Così il pacifico Bersani s’è trasformato nel principe dei gufi

Caro direttore,
molti lustri orsono circolava dalle nostre parti questa storiella. Un candidato teneva in un paese del Pisano il suo comizio elettorale, arringando la folla con le solite, immancabili promesse. «Restaureremo la chiesa parrocchiale, aiuteremo tutte le famiglie disagiate, aumenteremo le pensioni, costruiremo il ponte sul fiume...». A questo punto viene interrotto da una voce: «Ma qui non c'è il fiume». E lui di rimando: «Non importa, costruiremo anche quello». Ascoltare Bersani e ritornare con la memoria a questa storiella è questione di un attimo. Il valentuomo parla di tutto e di più, ha sempre la soluzione per qualsiasi problema che si presenta e lo fa con un'aria di sufficienza e di prosopopea che lascia interdetti. Pertanto io mi chiedo: a parte la presenza in enti locali che, come è noto, sono soltanto fonti di debiti, quali esperienze in aziende o industrie può vantare questo personaggio per essere così sollecito nel pontificare? Inoltre mi chiedo: perché mai tutti questi provvedimenti che solo oggi suggerisce non li ha fatti applicare quando era nel passato governo Prodi?

Solo per restare alle ultime ore, l’ex ministro ombra (ed ex segretario ombra) Pierluigi Bersani ha detto del governo le seguenti cose: che racconta barzellette, che è composto di giocolieri, che trucca i conti, che imita Nostradamus, che è surfista (proprio così: surfista. Mah!), che propina idee che sono acqua fresca, che non è serio e che si deve chiarire le idee. Nel frattempo ha scomodato per le sue dichiarazioni: Roosevelt, De Gasperi, Moratti, i desaparecidos, la Cina e forse qualcos’altro che mi è sfuggito. Mancano Pizzaballa, Pelé, Lula, Cassius Clay e Gabriel García Marquez e poi eguaglia il Minà imitato da Fiorello. «Bersanov», come l’ha chiamato in un indimenticabile ritratto il nostro Giancarlo Perna, ha avuto una strana evoluzione: quando era al governo era pacioso e sorridente, una specie di comunista all’acqua di ciccioli, tutto salame cotto, liberalizzazioni, pisarei e fasò.

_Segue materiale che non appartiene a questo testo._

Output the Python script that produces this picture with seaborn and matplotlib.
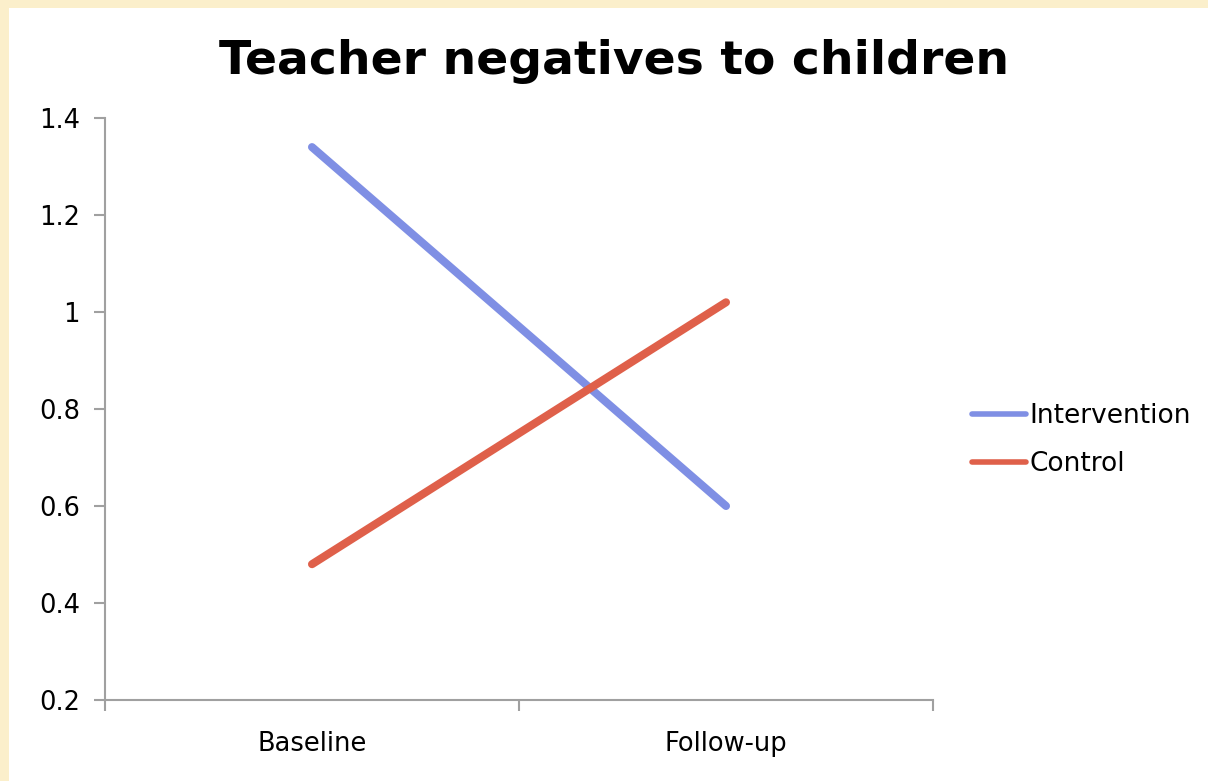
import numpy as np
import pandas as pd
import matplotlib.pyplot as plt
import seaborn as sns
from matplotlib.patches import Rectangle

periods = ['Baseline', 'Follow-up']
groups = ['Intervention', 'Control']
intervention = [1.34, 0.60]
control = [0.48, 1.02]
yticks = [0.2, 0.4, 0.6, 0.8, 1.0, 1.2, 1.4]
ytick_labels = ['0.2', '0.4', '0.6', '0.8', '1', '1.2', '1.4']

df = pd.DataFrame({
    'period': periods * 2,
    'group': [groups[0]] * 2 + [groups[1]] * 2,
    'value': intervention + control,
})

sns.set_style('white')
plt.rcParams['font.family'] = 'sans-serif'
plt.rcParams['font.sans-serif'] = ['DejaVu Sans']
plt.rcParams['text.color'] = 'black'
plt.rcParams['xtick.color'] = 'black'
plt.rcParams['ytick.color'] = 'black'

fig = plt.figure(figsize=(12.08, 7.81), dpi=100, facecolor='#fbefcb')
fig.patches.append(Rectangle((9 / 1208, 0), 1, 1 - 8 / 781, transform=fig.transFigure,
                             facecolor='white', edgecolor='none', zorder=-1))
ax = fig.add_axes([105 / 1208, 1 - 700 / 781, 828 / 1208, 582 / 781])
ax.set_facecolor('none')

pal = {'Intervention': '#7f8fe4', 'Control': '#df604a'}
sns.lineplot(data=df, x='period', y='value', hue='group', palette=pal, sort=False,
             linewidth=5.8, solid_capstyle='round', ax=ax, legend=False)

ax.set_xlim(-0.5, 1.5)
ax.set_ylim(0.2, 1.4)
ax.set_yticks(yticks)
ax.set_yticklabels(ytick_labels, fontsize=18.5)
ax.set_xticks([0, 1])
ax.set_xticklabels(periods, fontsize=18.5)
ax.set_xticks([-0.5, 0.5, 1.5], minor=True)
ax.tick_params(axis='x', which='major', length=0, pad=22, bottom=True)
ax.tick_params(axis='x', which='minor', length=8, color='#a0a0a0', width=1.5,
               direction='out', bottom=True)
ax.tick_params(axis='y', length=8, color='#a0a0a0', labelcolor='black', width=1.5,
               direction='out', left=True, pad=10)
ax.set_xlabel('')
ax.set_ylabel('')
for s in ['top', 'right']:
    ax.spines[s].set_visible(False)
for s in ['left', 'bottom']:
    ax.spines[s].set_color('#a0a0a0')
    ax.spines[s].set_linewidth(1.5)

fig.text(614 / 1208, 1 - 61 / 781, 'Teacher negatives to children', ha='center', va='center',
         fontsize=34, fontweight='bold', color='black')

handles = [plt.Line2D([], [], color=pal[g], linewidth=4, solid_capstyle='round') for g in groups]
fig.legend(handles, groups, loc='center left', bbox_to_anchor=(948 / 1208, 1 - 440 / 781),
           frameon=False, fontsize=19, handlelength=2.05, handletextpad=0.15, labelspacing=0.85)

fig.savefig('out.png', dpi=100, facecolor=fig.get_facecolor())
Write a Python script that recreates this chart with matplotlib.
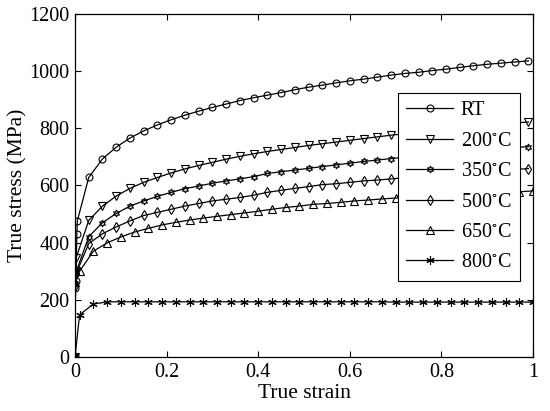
import numpy as np
import matplotlib
matplotlib.use('Agg')
import matplotlib.pyplot as plt

plt.rcParams['font.family'] = ['Liberation Serif', 'DejaVu Serif']
plt.rcParams['mathtext.fontset'] = 'stix'

# strain grids: most curves sampled every 0.03, 650/800 offset by 0.01
grid_a = [round(0.03*k, 2) for k in range(34)]
grid_b = [round(0.01 + 0.03*k, 2) for k in range(34)]

# RT
eps_rt = [0, 0.001, 0.002, 0.004, 0.005] + grid_a[1:]
sig_rt = [0, 240, 266, 432, 476,
          628, 693, 734, 766, 791, 812, 830, 846, 860, 873, 885, 897, 907, 916,
          925, 935, 944, 951, 959, 966, 972, 979, 986, 992, 996, 1002, 1007, 1013,
          1019, 1024, 1028, 1032, 1036]

# 200 C
eps_200 = [0, 0.001, 0.002] + grid_a[1:]
sig_200 = [0, 300, 345,
           478, 528, 563, 590, 611, 628, 644, 658, 670, 681, 692, 702, 711, 719,
           726, 733, 740, 746, 752, 758, 764, 770, 776, 781, 786, 790, 795, 800,
           805, 810, 814, 819, 822]

# 350 C
eps_350 = [0, 0.001, 0.002] + grid_a[1:]
sig_350 = [0, 258, 296,
           421, 470, 502, 528, 546, 562, 576, 589, 598, 608, 616, 623, 631, 642,
           648, 654, 660, 666, 672, 678, 684, 689, 694, 699, 703, 707, 712, 716,
           720, 725, 729, 733, 736]

# 500 C
eps_500 = [0, 0.001, 0.002] + grid_a[1:]
sig_500 = [0, 250, 290,
           397, 431, 455, 476, 495, 506, 517, 528, 537, 546, 552, 558, 566, 576,
           583, 590, 596, 603, 606, 611, 616, 619, 623, 627, 630, 634, 638, 641,
           645, 649, 652, 656, 659]

# 650 C
eps_650 = [0, 0.001] + grid_b
sig_650 = [0, 262,
           300, 370, 399, 420, 437, 450, 462, 471, 479, 486, 492, 498, 504, 510,
           517, 523, 528, 534, 537, 541, 546, 549, 553, 556, 559, 561, 564, 566,
           568, 571, 573, 576, 578, 581]

# 800 C
eps_800 = [0] + grid_b
sig_800 = [0, 148, 185, 193] + [193]*20 + [192]*11

labels = ['RT', '200$^{\\circ}$C', '350$^{\\circ}$C', '500$^{\\circ}$C',
          '650$^{\\circ}$C', '800$^{\\circ}$C']
markers = ['o', 'v', (6, 1, 0), 'd', '^', (6, 2, 0)]
data = [(eps_rt, sig_rt), (eps_200, sig_200), (eps_350, sig_350),
        (eps_500, sig_500), (eps_650, sig_650), (eps_800, sig_800)]

fig = plt.figure(figsize=(5.5, 4.11), dpi=100)
ax = fig.add_axes([0.1364, 0.1314, 0.8327, 0.8346])

for (x, y), m, lab in zip(data, markers, labels):
    ms = 5.5 if m in ('v', '^') else 5
    if m == (6, 2, 0):
        ms = 6
    ax.plot(x, y, color='k', linewidth=0.9, marker=m, markersize=ms,
            markerfacecolor='none', markeredgecolor='k', markeredgewidth=0.8,
            label=lab)

ax.set_xlim(0, 1)
ax.set_ylim(0, 1200)
ax.set_xticks([0, 0.2, 0.4, 0.6, 0.8, 1])
ax.set_xticklabels(['0', '0.2', '0.4', '0.6', '0.8', '1'])
ax.set_yticks(range(0, 1201, 200))
ax.tick_params(direction='in', top=True, right=True, labelsize=14.5, length=4,
               width=0.8, pad=4)
for s in ax.spines.values():
    s.set_linewidth(0.9)

ax.set_xlabel('True strain', fontsize=15.5, labelpad=2)
ax.set_ylabel('True stress (MPa)', fontsize=15.5, labelpad=1)

leg = ax.legend(loc='upper left', bbox_to_anchor=(0.705, 0.770),
                borderaxespad=0, fontsize=14.5, fancybox=False, framealpha=1,
                edgecolor='k', handlelength=2.3, handletextpad=0.4,
                labelspacing=0.56, borderpad=0.42)
leg.get_frame().set_linewidth(0.8)

fig.savefig('out.png', dpi=100)
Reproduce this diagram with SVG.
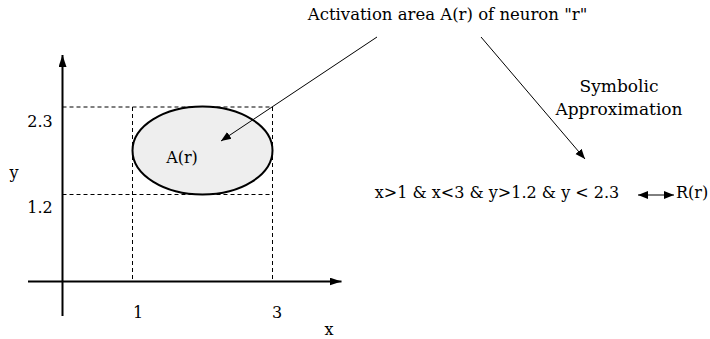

Veniva voglia quasi di stringergli la mano, in mezzo a quel delirio che era il carrozzone prodiano. Toh, guarda, una persona ragionevole. Poi, appena ha perso la poltrona, s’è incarognito. È successo tutto all’improvviso. La bonomia? Dimenticata. I pisarei? Pure. È diventato una sottospecie di arpia, una cassandra, un ultrà del malaugurio sempre pronto a rilasciare dichiarazioni da zitella inacidita. E a strapparsi i capelli, se solo gliene fosse rimasto qualcuno... La sua regola è: se una cosa la facevo io era giusta, se la fa il centrodestra è sbagliata. La regola si applica anche al non fare: per esempio qualche tempo fa, quando il prezzo della benzina saliva alle stelle, accusò il governo di non fare nulla, cioè di comportarsi esattamente come si era comportato lui da ministro. Così fa ora: pare che abbia la ricetta in tasca per risolvere tutti i problemi. Perfetto. Ma perché non ne ha risolto, almeno qualcuno, quando stava nella stanza dei bottoni? Difficile sapere. Comunque siamo in grado di soddisfare la sua curiosità.

Bersani, figlio di un benzinaio, esibisce il seguente curriculum: iscrizione a un gruppo maoista, fondazione della sezione bolognese di Avanguardia operaia, iscrizione nel Pci (a 22 anni), consigliere comunale a Bettola, consigliere regionale, presidente della Regione Emilia Romagna (42 anni), onorevole, ministro ed ex ministro. Non risultano lavori effettuati con successo. Che cosa ci vuol fare, caro Luciano? Il distributore di benzina non gli è mai piaciuto. Preferisce fare il distributore di gufate.